New guidelines for holiday lets are set to come into effect in April, bringing changes to tax and pension regulations. Experts advise owners of furnished holiday lets (FHLs) to prepare for the upcoming adjustments, which may impact their businesses significantly. For years, FHLs in the UK have benefited from various tax reliefs and allowances, but these are expected to be altered from April 2025. Although the legislation is still in draft form and pending Royal Assent, affected individuals are urged to take proactive steps to mitigate potential financial implications. Ben Edgar-Spier, Head of Regulation and Policy at Sykes Holiday Cottages, highlights key considerations for holiday let owners.

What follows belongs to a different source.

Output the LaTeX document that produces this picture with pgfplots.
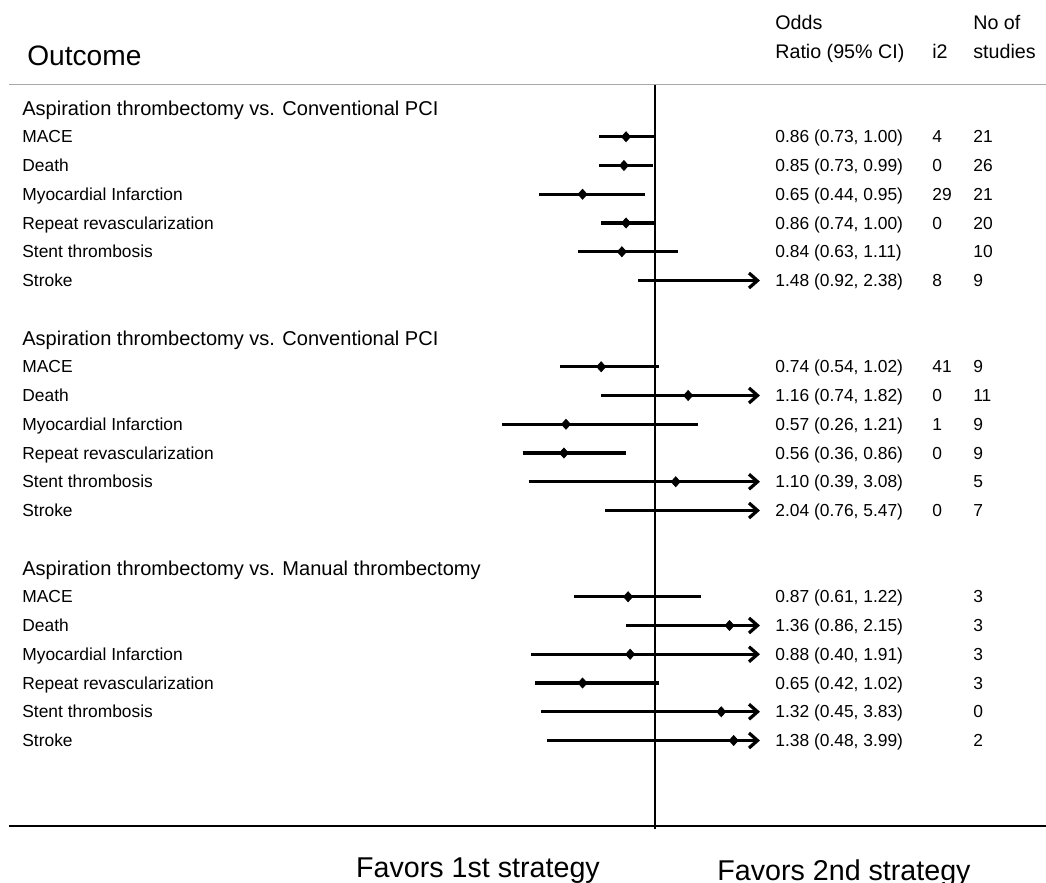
\documentclass[border=0pt]{standalone}
\usepackage{fontspec}
\setmainfont{Liberation Sans}
\usepackage{pgfplots}
\pgfplotsset{compat=1.18}
\usetikzlibrary{arrows.meta}
\newcommand{\fs}[1]{\fontsize{#1}{#1}\selectfont}
\definecolor{hdrline}{HTML}{A8A8A8}
\tikzset{
  lbl/.style={anchor=base west, inner sep=0pt, font=\fs{9.9}, yshift=-1.24mm},
  grp/.style={anchor=base west, inner sep=0pt, font=\fs{11.4}, yshift=-1.44mm},
  hdr/.style={anchor=base west, inner sep=0pt, font=\fs{11.2}},
}
\pgfplotsset{
  ci/.style={black, line width=0.65mm, forget plot},
  cia/.style={ci, -{Straight Barb[length=1.7mm,width=3.0mm]},
              x filter/.expression={x>1.507 ? 1.507 : x}},
}

\newcommand{\rowtxt}[5]{%
  \node[lbl] at (axis cs:-2.05797,#1) {#2};
  \node[lbl] at (axis cs:1.57971,#1) {#3};
  \node[lbl] at (axis cs:2.33816,#1) {#4};
  \node[lbl] at (axis cs:2.53623,#1) {#5};
}

\begin{document}
\begin{tikzpicture}
\begin{axis}[
  scale only axis, width=209.2mm, height=176.6mm,
  xmin=-2.164251, xmax=2.888889, ymin=0, ymax=883, y dir=reverse,
  axis lines=none, clip=false,
]
% frame lines
\addplot[hdrline, line width=0.3mm] coordinates {(-2.1208,84.5) (2.888889,84.5)};
\addplot[black, line width=0.38mm] coordinates {(-2.1208,826) (2.888889,826)};
\addplot[black, line width=0.4mm] coordinates {(1,85) (1,829)};

% Group 1: Aspiration thrombectomy vs. Conventional PCI
\addplot[ci]  coordinates {(0.73,136.75) (1.00,136.75)};
\addplot[ci]  coordinates {(0.73,165.5) (0.99,165.5)};
\addplot[ci]  coordinates {(0.44,194.25) (0.95,194.25)};
\addplot[ci]  coordinates {(0.74,223) (1.00,223)};
\addplot[ci]  coordinates {(0.63,251.75) (1.11,251.75)};
\addplot[cia] coordinates {(0.92,280.5) (2.38,280.5)};
% Group 2
\addplot[ci]  coordinates {(0.54,366.75) (1.02,366.75)};
\addplot[cia] coordinates {(0.74,395.5) (1.82,395.5)};
\addplot[ci]  coordinates {(0.26,424.25) (1.21,424.25)};
\addplot[ci]  coordinates {(0.36,453) (0.86,453)};
\addplot[cia] coordinates {(0.39,481.75) (3.08,481.75)};
\addplot[cia] coordinates {(0.76,510.5) (5.47,510.5)};
% Group 3
\addplot[ci]  coordinates {(0.61,596.75) (1.22,596.75)};
\addplot[cia] coordinates {(0.86,625.5) (2.15,625.5)};
\addplot[cia] coordinates {(0.40,654.25) (1.91,654.25)};
\addplot[ci]  coordinates {(0.42,683) (1.02,683)};
\addplot[cia] coordinates {(0.45,711.75) (3.83,711.75)};
\addplot[cia] coordinates {(0.48,740.5) (3.99,740.5)};

% point estimates
\addplot[only marks, mark=diamond*, mark size=1.0mm, black,
         mark options={xscale=1.2},
         restrict x to domain=0:1.45] table {
x y
0.86 136.75
0.85 165.5
0.65 194.25
0.86 223
0.84 251.75
1.48 280.5
0.74 366.75
1.16 395.5
0.57 424.25
0.56 453
1.10 481.75
2.04 510.5
0.87 596.75
1.36 625.5
0.88 654.25
0.65 683
1.32 711.75
1.38 740.5
};

% headers
\node[anchor=base west, inner sep=0pt, font=\fs{16}] at (axis cs:-2.03382,65.7) {Outcome};
\node[hdr] at (axis cs:1.57971,30) {Odds};
\node[hdr] at (axis cs:1.57971,59) {Ratio (95\% CI)};
\node[hdr] at (axis cs:2.33816,59) {i2};
\node[hdr] at (axis cs:2.53623,30) {No of};
\node[hdr] at (axis cs:2.53623,59) {studies};

% group headers
\node[grp] at (axis cs:-2.05797,108) {Aspiration thrombectomy vs. Conventional PCI};
\node[grp] at (axis cs:-2.05797,338) {Aspiration thrombectomy vs. Conventional PCI};
\node[grp] at (axis cs:-2.05797,568) {Aspiration thrombectomy vs. Manual thrombectomy};

\rowtxt{136.75}{MACE}{0.86 (0.73, 1.00)}{4}{21}
\rowtxt{165.5}{Death}{0.85 (0.73, 0.99)}{0}{26}
\rowtxt{194.25}{Myocardial Infarction}{0.65 (0.44, 0.95)}{29}{21}
\rowtxt{223}{Repeat revascularization}{0.86 (0.74, 1.00)}{0}{20}
\rowtxt{251.75}{Stent thrombosis}{0.84 (0.63, 1.11)}{}{10}
\rowtxt{280.5}{Stroke}{1.48 (0.92, 2.38)}{8}{9}

\rowtxt{366.75}{MACE}{0.74 (0.54, 1.02)}{41}{9}
\rowtxt{395.5}{Death}{1.16 (0.74, 1.82)}{0}{11}
\rowtxt{424.25}{Myocardial Infarction}{0.57 (0.26, 1.21)}{1}{9}
\rowtxt{453}{Repeat revascularization}{0.56 (0.36, 0.86)}{0}{9}
\rowtxt{481.75}{Stent thrombosis}{1.10 (0.39, 3.08)}{}{5}
\rowtxt{510.5}{Stroke}{2.04 (0.76, 5.47)}{0}{7}

\rowtxt{596.75}{MACE}{0.87 (0.61, 1.22)}{}{3}
\rowtxt{625.5}{Death}{1.36 (0.86, 2.15)}{}{3}
\rowtxt{654.25}{Myocardial Infarction}{0.88 (0.40, 1.91)}{}{3}
\rowtxt{683}{Repeat revascularization}{0.65 (0.42, 1.02)}{}{3}
\rowtxt{711.75}{Stent thrombosis}{1.32 (0.45, 3.83)}{}{0}
\rowtxt{740.5}{Stroke}{1.38 (0.48, 3.99)}{}{2}

% footer
\node[anchor=base, inner sep=0pt, font=\fs{16.3}] at (axis cs:0.14493,877) {Favors 1st strategy};
\node[anchor=base, inner sep=0pt, font=\fs{16.3}] at (axis cs:1.91304,880) {Favors 2nd strategy};
\end{axis}
\pgfresetboundingbox
\path (current axis.south west) rectangle (current axis.north east);
\end{tikzpicture}
\end{document}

Owners of FHLs must meet specific criteria to qualify, such as availability for short-term letting for over 210 days annually and being let for at least 105 days. Those without a mortgage or any financing arrangements may not be impacted by changes to mortgage interest relief, while basic rate taxpayers may see minimal alterations in income tax liabilities. However, the situation varies for each owner, necessitating professional advice to assess the impact of abolished tax reliefs. If a property qualifies as an FHL, owners may face higher tax obligations under the new regime. For instance, contributions to pension funds using holiday let profits will no longer be permitted.

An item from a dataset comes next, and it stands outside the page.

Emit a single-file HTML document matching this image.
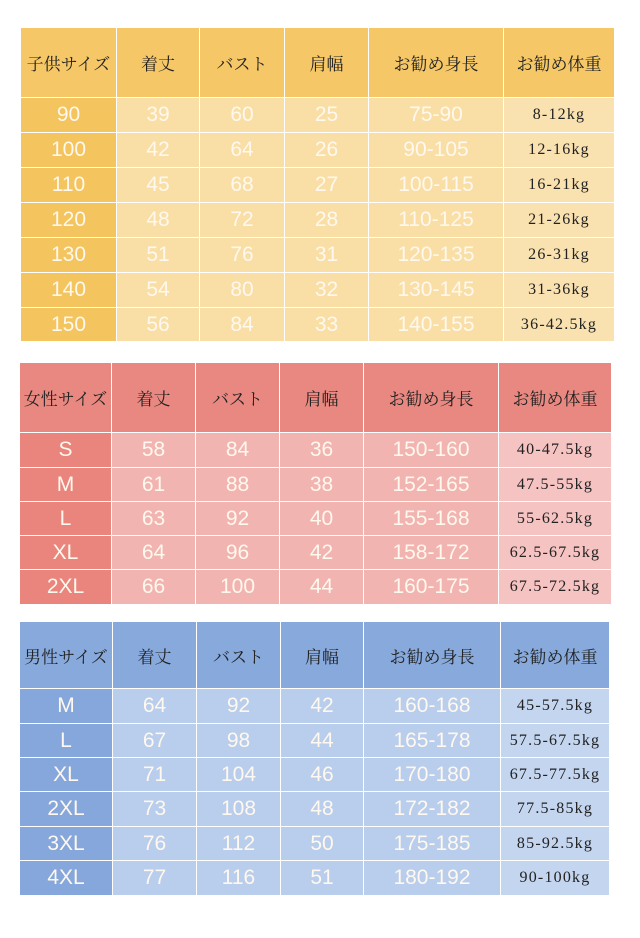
<!DOCTYPE html>
<html><head><meta charset="utf-8"><style>
body{margin:0;width:640px;height:938px;background:#fff;position:relative;overflow:hidden}
table{position:absolute;border-collapse:collapse;table-layout:fixed}
td{border:1.5px solid rgba(255,255,255,.55);text-align:center;padding:0;overflow:hidden;white-space:nowrap}
.h td{font-family:"Liberation Serif","Noto Serif CJK SC",serif;font-size:17px;color:#222}
.d td{font-family:"Liberation Sans","Noto Sans CJK JP",sans-serif;font-size:21px;color:#fff8ee}
.d td.w{font-family:"Liberation Serif","Noto Serif CJK SC",serif;font-size:16px;color:#222;letter-spacing:1.2px}
.y .h td,.y td.f{background:#f5c766}.y .d td{background:#f9dfa6}.y .d td.w{background:#fae2b0}.y .d td.f{background:#f4c45e}
.p .h td,.p td.f{background:#e88880}.p .d td{background:#f2b4b1}.p .d td.w{background:#f5c3c1}.p .d td.f{background:#e9857d}
.b .h td,.b td.f{background:#87a9dc}.b .d td{background:#b9cdec}.b .d td.w{background:#c4d5ef}.b .d td.f{background:#86a7db}
</style></head><body>
<table class="y" style="left:20px;top:27px;width:594px">
<colgroup><col style="width:96px"><col style="width:83px"><col style="width:85px"><col style="width:84px"><col style="width:135px"><col style="width:111px"></colgroup>
<tr class="h" style="height:70px"><td>子供サイズ</td><td>着丈</td><td>バスト</td><td>肩幅</td><td>お勧め身長</td><td>お勧め体重</td></tr>
<tr class="d" style="height:35px"><td class="f">90</td><td>39</td><td>60</td><td>25</td><td>75-90</td><td class="w">8-12kg</td></tr>
<tr class="d" style="height:35px"><td class="f">100</td><td>42</td><td>64</td><td>26</td><td>90-105</td><td class="w">12-16kg</td></tr>
<tr class="d" style="height:35px"><td class="f">110</td><td>45</td><td>68</td><td>27</td><td>100-115</td><td class="w">16-21kg</td></tr>
<tr class="d" style="height:35px"><td class="f">120</td><td>48</td><td>72</td><td>28</td><td>110-125</td><td class="w">21-26kg</td></tr>
<tr class="d" style="height:35px"><td class="f">130</td><td>51</td><td>76</td><td>31</td><td>120-135</td><td class="w">26-31kg</td></tr>
<tr class="d" style="height:35px"><td class="f">140</td><td>54</td><td>80</td><td>32</td><td>130-145</td><td class="w">31-36kg</td></tr>
<tr class="d" style="height:34px"><td class="f">150</td><td>56</td><td>84</td><td>33</td><td>140-155</td><td class="w">36-42.5kg</td></tr>
</table>
<table class="p" style="left:19px;top:362px;width:592px">
<colgroup><col style="width:92px"><col style="width:84px"><col style="width:84px"><col style="width:84px"><col style="width:135px"><col style="width:113px"></colgroup>
<tr class="h" style="height:70px"><td>女性サイズ</td><td>着丈</td><td>バスト</td><td>肩幅</td><td>お勧め身長</td><td>お勧め体重</td></tr>
<tr class="d" style="height:35px"><td class="f">S</td><td>58</td><td>84</td><td>36</td><td>150-160</td><td class="w">40-47.5kg</td></tr>
<tr class="d" style="height:34px"><td class="f">M</td><td>61</td><td>88</td><td>38</td><td>152-165</td><td class="w">47.5-55kg</td></tr>
<tr class="d" style="height:34px"><td class="f">L</td><td>63</td><td>92</td><td>40</td><td>155-168</td><td class="w">55-62.5kg</td></tr>
<tr class="d" style="height:34px"><td class="f">XL</td><td>64</td><td>96</td><td>42</td><td>158-172</td><td class="w">62.5-67.5kg</td></tr>
<tr class="d" style="height:35px"><td class="f">2XL</td><td>66</td><td>100</td><td>44</td><td>160-175</td><td class="w">67.5-72.5kg</td></tr>
</table>
<table class="b" style="left:19px;top:621px;width:590px">
<colgroup><col style="width:93px"><col style="width:84px"><col style="width:84px"><col style="width:83px"><col style="width:137px"><col style="width:109px"></colgroup>
<tr class="h" style="height:67px"><td>男性サイズ</td><td>着丈</td><td>バスト</td><td>肩幅</td><td>お勧め身長</td><td>お勧め体重</td></tr>
<tr class="d" style="height:35px"><td class="f">M</td><td>64</td><td>92</td><td>42</td><td>160-168</td><td class="w">45-57.5kg</td></tr>
<tr class="d" style="height:34px"><td class="f">L</td><td>67</td><td>98</td><td>44</td><td>165-178</td><td class="w">57.5-67.5kg</td></tr>
<tr class="d" style="height:34px"><td class="f">XL</td><td>71</td><td>104</td><td>46</td><td>170-180</td><td class="w">67.5-77.5kg</td></tr>
<tr class="d" style="height:35px"><td class="f">2XL</td><td>73</td><td>108</td><td>48</td><td>172-182</td><td class="w">77.5-85kg</td></tr>
<tr class="d" style="height:34px"><td class="f">3XL</td><td>76</td><td>112</td><td>50</td><td>175-185</td><td class="w">85-92.5kg</td></tr>
<tr class="d" style="height:35px"><td class="f">4XL</td><td>77</td><td>116</td><td>51</td><td>180-192</td><td class="w">90-100kg</td></tr>
</table>
</body></html>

Additionally, Business Asset Disposal Relief may no longer apply to FHL owners selling their properties unless ceasing operations before April 2025 and selling within three years. Capital allowances on new expenditures from April 2025 will adhere to standard property business rules, affecting claims for replacing “domestic goods.” Therefore, owners are encouraged to review capital expenditure since property acquisition to identify potential capital allowances claims before the deadline. To alleviate the effects of these changes, owners have several options available, but seeking expert advice is crucial to devise effective strategies tailored to their businesses.

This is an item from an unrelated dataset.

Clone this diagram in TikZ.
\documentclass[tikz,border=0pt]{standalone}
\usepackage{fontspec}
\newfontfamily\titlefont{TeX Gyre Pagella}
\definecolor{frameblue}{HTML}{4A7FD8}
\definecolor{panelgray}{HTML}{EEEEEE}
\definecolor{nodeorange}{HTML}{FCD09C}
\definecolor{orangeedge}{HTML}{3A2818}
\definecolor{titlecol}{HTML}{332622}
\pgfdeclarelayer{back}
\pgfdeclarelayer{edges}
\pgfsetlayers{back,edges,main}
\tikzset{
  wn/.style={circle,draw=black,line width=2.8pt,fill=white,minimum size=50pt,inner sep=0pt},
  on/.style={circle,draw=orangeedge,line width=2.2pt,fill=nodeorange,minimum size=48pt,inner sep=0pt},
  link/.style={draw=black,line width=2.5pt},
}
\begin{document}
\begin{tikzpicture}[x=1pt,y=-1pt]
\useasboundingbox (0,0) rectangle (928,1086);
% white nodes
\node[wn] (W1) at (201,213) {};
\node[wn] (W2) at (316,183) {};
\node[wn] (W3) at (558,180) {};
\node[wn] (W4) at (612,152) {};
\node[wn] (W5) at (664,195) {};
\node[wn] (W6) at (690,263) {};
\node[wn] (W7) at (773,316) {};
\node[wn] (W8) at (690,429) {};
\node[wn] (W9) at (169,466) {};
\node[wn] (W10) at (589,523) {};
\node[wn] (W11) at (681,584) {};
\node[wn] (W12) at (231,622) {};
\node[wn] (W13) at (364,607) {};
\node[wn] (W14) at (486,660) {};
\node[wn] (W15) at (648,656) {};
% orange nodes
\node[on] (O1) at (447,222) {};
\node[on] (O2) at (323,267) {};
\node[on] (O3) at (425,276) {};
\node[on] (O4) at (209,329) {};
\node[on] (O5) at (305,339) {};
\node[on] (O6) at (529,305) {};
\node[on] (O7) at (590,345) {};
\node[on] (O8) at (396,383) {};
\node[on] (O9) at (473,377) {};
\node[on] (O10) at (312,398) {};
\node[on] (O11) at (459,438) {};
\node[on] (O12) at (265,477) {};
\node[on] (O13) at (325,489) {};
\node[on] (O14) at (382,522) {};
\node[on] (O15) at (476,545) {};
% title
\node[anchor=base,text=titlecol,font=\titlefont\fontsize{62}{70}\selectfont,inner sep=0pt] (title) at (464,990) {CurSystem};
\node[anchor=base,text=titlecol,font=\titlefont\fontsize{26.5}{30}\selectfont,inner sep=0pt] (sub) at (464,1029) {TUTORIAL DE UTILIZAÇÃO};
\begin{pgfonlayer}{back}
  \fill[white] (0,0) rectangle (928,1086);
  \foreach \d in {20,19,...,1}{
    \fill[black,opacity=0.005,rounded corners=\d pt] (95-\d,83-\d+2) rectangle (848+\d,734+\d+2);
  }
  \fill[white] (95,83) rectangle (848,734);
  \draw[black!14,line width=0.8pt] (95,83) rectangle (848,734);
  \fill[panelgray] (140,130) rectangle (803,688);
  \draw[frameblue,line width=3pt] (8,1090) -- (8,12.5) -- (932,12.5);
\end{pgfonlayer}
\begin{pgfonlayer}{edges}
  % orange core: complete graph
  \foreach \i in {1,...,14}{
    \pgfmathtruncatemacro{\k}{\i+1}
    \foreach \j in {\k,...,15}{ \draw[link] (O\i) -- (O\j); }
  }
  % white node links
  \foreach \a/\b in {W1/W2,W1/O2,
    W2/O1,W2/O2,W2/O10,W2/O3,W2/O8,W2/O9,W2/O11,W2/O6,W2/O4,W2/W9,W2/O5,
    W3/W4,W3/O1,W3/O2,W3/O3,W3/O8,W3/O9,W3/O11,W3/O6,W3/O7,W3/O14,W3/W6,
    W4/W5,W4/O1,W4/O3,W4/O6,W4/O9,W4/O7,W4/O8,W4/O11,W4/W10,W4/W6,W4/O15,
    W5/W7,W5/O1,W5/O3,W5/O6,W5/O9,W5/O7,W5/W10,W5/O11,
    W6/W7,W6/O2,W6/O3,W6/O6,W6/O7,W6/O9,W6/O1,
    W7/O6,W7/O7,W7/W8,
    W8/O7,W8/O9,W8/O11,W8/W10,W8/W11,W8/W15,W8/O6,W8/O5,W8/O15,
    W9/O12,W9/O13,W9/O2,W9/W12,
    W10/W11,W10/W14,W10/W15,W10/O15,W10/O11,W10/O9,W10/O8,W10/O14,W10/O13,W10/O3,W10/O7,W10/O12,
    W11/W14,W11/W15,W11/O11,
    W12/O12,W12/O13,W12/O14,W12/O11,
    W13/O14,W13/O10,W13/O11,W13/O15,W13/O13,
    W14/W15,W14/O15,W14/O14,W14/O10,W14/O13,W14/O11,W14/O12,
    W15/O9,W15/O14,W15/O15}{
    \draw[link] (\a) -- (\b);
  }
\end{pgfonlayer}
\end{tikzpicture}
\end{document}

Sykes Holiday Cottages is collaborating with tax experts at Zeal to support owners in preparing for the impending adjustments. Despite the regulatory shifts, FHLs remain a viable long-term venture, with the average owner earning £24,500 gross annually in 2023. For owners uncertain of the impending changes’ impact on furnished holiday lets, consulting with experts like Zeal or tax advisors is recommended. As the April deadline approaches, it is essential for holiday let owners to proactively address these changes to ensure the continued success of their businesses.